LE VOL DU COMPTOIR- D'ESCOMPTE
Jean Gallay et
Valentine Méréli chez le juge d'instruction.
Cette affaire est entrée dans une phase nouvelle. Les héros
de l'équipée de Bahia ont regagné leur bonne ville
de Paris où la foule leur a fait un accueil enthousiaste et narquois
: « Vive Gallay !. Vive. Méréli ! » a-t-on crié
sur leur passage... Comme quoi la popularité s'acquiert parfois sans
qu'on s'en doute, et surtout sans qu'on la mérite...
L'instruction est commencée. Et le juge, M. Bourdeaux, paraît
décidé à la mener rondement.
C'est- là, dans le cabinet du juge d'instruction, qu'apparaît
nettement le caractère des inculpés.
Dès les premiers interrogatoires, Gallay a montré que ses
moyens de défense seraient variés. Tantôt exalté
et sentimental, tantôt calme et précis, il objurgue le juge
de rendre la liberté à sa compagne, ou bien il discute et
expose les raisons qui lui ont fait commettre ses détournements.
Il plaide l'amour, l'aveuglement, la folie passagère que fait naître
une passion effrénée. S'il a volé, c'est pour faire
à celle qu'il aimait une vie tissée de jours heureux. Mais
lui seul est coupable..., elle est innocente... « C'est un ange, dit-il...
Relâchez-la, monsieur le juge, ou sans cela, c'est ma vie que vous
prenez !... »
Tout cela n'est pas maladroit. Vrai ou faux, le système a du bon
et peut réussir dans un pays où les héros d'affaires
passionnelles sont généralement traités avec indulgence.
Mais les juges d'instruction sont heureusement cuirassés contre les
crises de sentimentalisme.
Quoi qu'il en soit, Gallay semble fort affecté.
Tout autre est l'attitude de Valentine Méréli. Insouciante,
légère et minaudière, celle-ci ne prend rien au tragique.

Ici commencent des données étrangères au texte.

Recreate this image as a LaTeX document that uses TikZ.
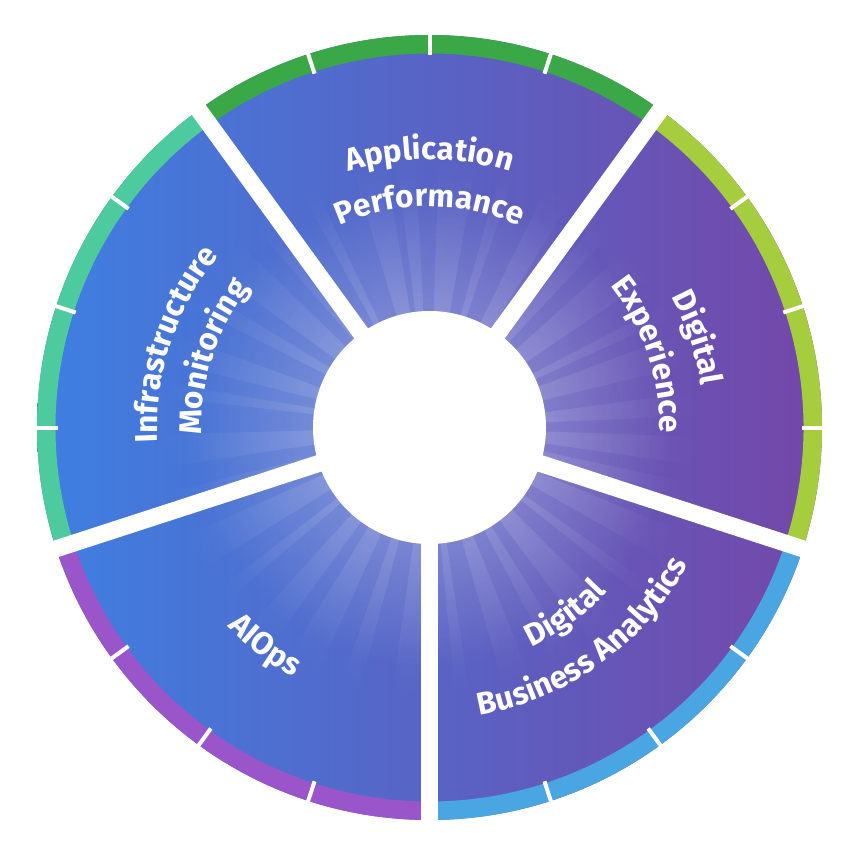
\documentclass[tikz,border=0pt]{standalone}
\usepackage{fontspec}
\setmainfont{Fira Sans}
\usetikzlibrary{decorations.text,fadings,calc}
\definecolor{fillL}{HTML}{3D80E2}
\definecolor{fillR}{HTML}{7447A8}
\definecolor{rimA}{HTML}{3AA847}
\definecolor{rimD}{HTML}{A6CD3D}
\definecolor{rimB}{HTML}{4AA6E3}
\definecolor{rimP}{HTML}{9A55CB}
\definecolor{rimT}{HTML}{4DCB9E}
\tikzfading[name=glowfade, inner color=transparent!0, outer color=transparent!100]
\newcommand\lblfont{\color{white}\bfseries\fontsize{31.5}{32}\selectfont}
% clockwise text, tops outward: mid angle, baseline radius, text
\newcommand\cwtext[3]{%
  \path[decorate, decoration={text along path, text align=center, text={|\lblfont|#3}}]
    ($(c)+(#1+60:#2)$) arc[start angle=#1+60, end angle=#1-60, radius=#2];}
% counter-clockwise text, tops inward
\newcommand\ccwtext[3]{%
  \path[decorate, decoration={text along path, text align=center, text={|\lblfont|#3}}]
    ($(c)+(#1-60:#2)$) arc[start angle=#1-60, end angle=#1+60, radius=#2];}
\tikzset{
  rimseg/.style={fill=#1},
  tick/.style={draw=white, line width=4pt},
  gapbar/.style={draw=white, line width=17pt},
}
\begin{document}
\begin{tikzpicture}[x=1pt,y=1pt]
\useasboundingbox (0,0) rectangle (850,847);
\coordinate (c) at (429.5,419.5);
% main disc with gradient
\shade[left color=fillL, right color=fillR] (c) circle (392.5);
% glow and rays
\fill[white, path fading=glowfade, fill opacity=.40] (c) circle (240);
\fill[white, path fading=glowfade, fill opacity=.20]
  foreach \a/\w in {5/2.5, 17/3.5, 26/1.5, 38/4, 49/2, 61/3, 73/1.5, 84/4, 95/2, 103/3.5,
    117/1.5, 128/3, 140/4, 151/2, 163/3, 172/1.5, 185/3.5, 196/2, 208/4, 219/1.5, 231/3,
    242/3.5, 253/2, 266/4, 277/1.5, 289/3, 300/2, 311/4, 323/1.5, 334/3.5, 346/2, 355/3}
  { (c) -- ($(c)+(\a-\w:270)$) -- ($(c)+(\a+\w:270)$) -- cycle };
% rim segments
\foreach \s/\col in {54/rimA, 126/rimT, 198/rimP, 270/rimB, 342/rimD}{
  \fill[rimseg=\col] ($(c)+(\s:374)$) arc[start angle=\s, end angle=\s+72, radius=374]
    -- ($(c)+(\s+72:392.5)$) arc[start angle=\s+72, end angle=\s, radius=392.5] -- cycle;
  \foreach \k in {18,36,54}{
    \draw[tick] ($(c)+(\s+\k:372)$) -- ($(c)+(\s+\k:395)$);
  }
}
% gaps between segments
\foreach \g in {54,126,198,270,342}{
  \draw[gapbar] (c) -- ($(c)+(\g:400)$);
}
% centre hole
\fill[white] (c) circle (116.5);
% labels
\cwtext{90}{268}{Application}
\cwtext{90}{221}{Performance}
\cwtext{162}{272}{Infrastructure}
\cwtext{162}{228}{Monitoring}
\cwtext{18.5}{275}{Digital}
\cwtext{18.5}{230}{Experience}
\ccwtext{233}{284}{AIOps}
\ccwtext{306}{242}{Digital}
\ccwtext{306}{292}{Business Analytics}
\end{tikzpicture}
\end{document}
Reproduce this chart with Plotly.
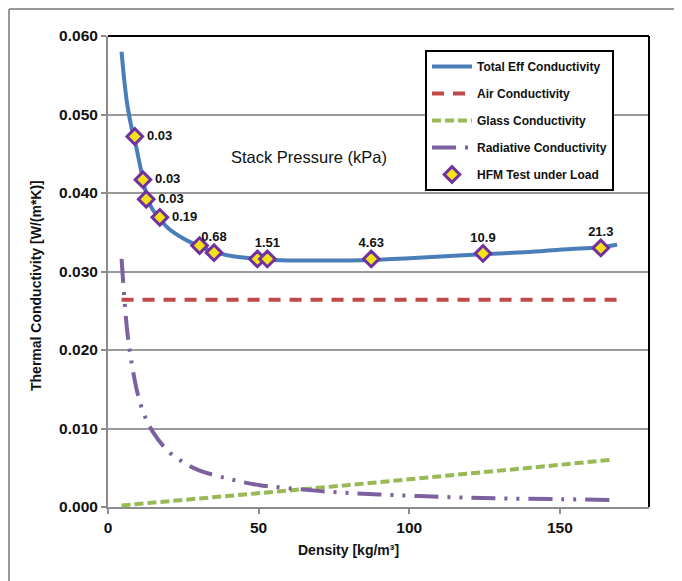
import plotly.graph_objects as go

# ---- data ----
total_x = [4.5, 5.5, 6.5, 8.0, 8.9, 10.0, 11.6, 12.7, 14.5, 17.2, 20.0, 25.0, 30.4, 35.2, 42.0, 50.0,
           60.0, 70.0, 80.0, 90.0, 100.0, 115.0, 124.5, 140.0, 155.0, 163.6, 169.0]
total_y = [0.0580, 0.0540, 0.0510, 0.0480, 0.0467, 0.0447, 0.0417, 0.0399, 0.0381, 0.0367, 0.0355, 0.0342,
           0.0332, 0.0325, 0.0319, 0.0316, 0.0314, 0.0314, 0.0314, 0.0315, 0.0317, 0.0320, 0.0322, 0.0325,
           0.0329, 0.0331, 0.0334]

air_x = [4.5, 169.0]
air_y = [0.0264, 0.0264]

glass_x = [4.5, 20, 40, 60, 80, 100, 120, 140, 166.6]
glass_y = [0.0002, 0.0007, 0.0014, 0.0021, 0.0028, 0.0035, 0.0043, 0.0050, 0.0060]

rad_x = [4.5, 5.5, 6.5, 8, 10, 12, 15, 20, 25, 30, 40, 50, 60, 75, 90, 110, 130, 150, 166.6]
rad_y = [0.0316, 0.0262, 0.0220, 0.0180, 0.0142, 0.0118, 0.0095, 0.0071, 0.0057, 0.0047, 0.0036,
         0.0028, 0.0024, 0.0019, 0.0016, 0.0013, 0.0011, 0.0010, 0.0009]

hfm_x = [8.9, 11.6, 12.7, 17.2, 30.4, 35.2, 49.6, 52.9, 87.4, 124.5, 163.6]
hfm_y = [0.0472, 0.0417, 0.0392, 0.0369, 0.0333, 0.0324, 0.0316, 0.0316, 0.0316, 0.0323, 0.0330]
hfm_labels = [" 0.03", " 0.03", " 0.03", " 0.19", "", "0.68", "", "1.51", "4.63", "10.9", "21.3"]
hfm_textpos = ["middle right", "middle right", "middle right", "middle right", "top center",
               "top center", "top center", "top center", "top center", "top center", "top center"]

x_ticks = [0, 50, 100, 150]

FONT = "Arial, Liberation Sans, sans-serif"

# figure sits in a page with 8px body margin
W, H = 674, 573
L, R, T, B = 100, 33, 28, 74
PW, PH = W - L - R, H - T - B

fig = go.Figure()
fig.add_trace(go.Scatter(x=total_x, y=total_y, mode="lines", name="Total Eff Conductivity",
                         line=dict(color="#4A7EBB", width=4, shape="spline"), legendgroup="a"))
fig.add_trace(go.Scatter(x=air_x, y=air_y, mode="lines", name="Air Conductivity",
                         line=dict(color="#BE4B48", width=4, dash="12px,9px"), legendgroup="b"))
fig.add_trace(go.Scatter(x=glass_x, y=glass_y, mode="lines", name="Glass Conductivity",
                         line=dict(color="#98B954", width=4, dash="9px,4px"), legendgroup="c"))
fig.add_trace(go.Scatter(x=rad_x, y=rad_y, mode="lines", name="Radiative Conductivity",
                         line=dict(color="#7D60A0", width=4, dash="24px,9px,3px,9px,3px,9px", shape="spline"),
                         legendgroup="d"))
fig.add_trace(go.Scatter(x=hfm_x, y=hfm_y, mode="markers+text", name="HFM Test under Load",
                         text=hfm_labels, textposition=hfm_textpos,
                         textfont=dict(family=FONT, size=13, color="#111", weight="bold"),
                         marker=dict(symbol="diamond", size=12, color="#F2E21C",
                                     line=dict(color="#7030A0", width=3)),
                         legendgroup="e"))

fig.add_annotation(x=66.6, y=0.0446, text="Stack Pressure (kPa)", showarrow=False,
                   font=dict(family=FONT, size=16.5, color="#111"))

# axis titles as annotations
fig.add_annotation(xref="paper", yref="paper", x=(340 - L) / PW, y=-(542 - (H - B)) / PH,
                   xanchor="center", yanchor="middle",
                   text="Density [kg/m³]", showarrow=False,
                   font=dict(family=FONT, size=14, color="#111", weight="bold"))
fig.add_annotation(xref="paper", yref="paper", x=(28 - L) / PW, y=((H - B) - 278) / PH,
                   xanchor="center", yanchor="middle",
                   text="Thermal Conductivity [W/(m*K)]", showarrow=False, textangle=-90,
                   font=dict(family=FONT, size=14, color="#111", weight="bold"))

# black top/right border of plot
fig.add_shape(type="line", xref="paper", yref="paper", x0=0, x1=1, y0=1, y1=1,
              line=dict(color="black", width=2))
fig.add_shape(type="line", xref="paper", yref="paper", x0=1, x1=1, y0=0, y1=1,
              line=dict(color="black", width=2))
# outer grey frame (left and top edges)
fig.add_shape(type="line", xref="paper", yref="paper", x0=(1 - L) / PW, x1=(1 - L) / PW,
              y0=(H - B - 1) / PH, y1=-(B + 20) / PH, line=dict(color="#9a9a9a", width=2))
fig.add_shape(type="line", xref="paper", yref="paper", x0=(1 - L) / PW, x1=(W + 20 - L) / PW,
              y0=(H - B - 1) / PH, y1=(H - B - 1) / PH, line=dict(color="#9a9a9a", width=2))

fig.update_layout(
    width=W, height=H,
    margin=dict(l=L, r=R, t=T, b=B, autoexpand=False),
    paper_bgcolor="white", plot_bgcolor="white",
    font=dict(family=FONT, size=13, color="#111"),
    showlegend=True,
    legend=dict(x=(417 - L) / PW, y=(H - B - 42) / PH, xanchor="left", yanchor="top",
                bgcolor="white", bordercolor="black", borderwidth=2,
                font=dict(family=FONT, size=12, color="#111", weight="bold"),
                tracegroupgap=8, itemwidth=40),
    xaxis=dict(range=[0, 179.6], tickvals=x_ticks, showgrid=False, zeroline=False,
               showline=True, linecolor="#8c8c8c", linewidth=2,
               ticks="outside", ticklen=5, tickcolor="#8c8c8c", tickwidth=2,
               tickfont=dict(family=FONT, size=15.5, color="#111", weight="bold")),
    yaxis=dict(range=[0, 0.060], dtick=0.010, tickformat=".3f", showgrid=True,
               gridcolor="#9a9a9a", gridwidth=1.5, zeroline=False,
               showline=True, linecolor="#8c8c8c", linewidth=2,
               ticks="outside", ticklen=5, tickcolor="#8c8c8c", tickwidth=2,
               tickfont=dict(family=FONT, size=15.5, color="#111", weight="bold")),
)

fig.write_html("out.html")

Et, nouvelle Phryné, elle compte fort que le charme de sa personne
impressionnera favorablement ses juges.
Quant à Marie Audo, la bonne, c'est une simple comparse dont la figure
s'estompe de plus en plus, au fur et à mesure que l'action se déroule.
Les deux protagonistes sont d'ailleurs de taille à en soutenir à
eux seuls l'intérêt ; et l'affaire Gallay, à coup sûr,
n'a pas fini d'intéresser les nombreux amateurs de causes sensationnelles.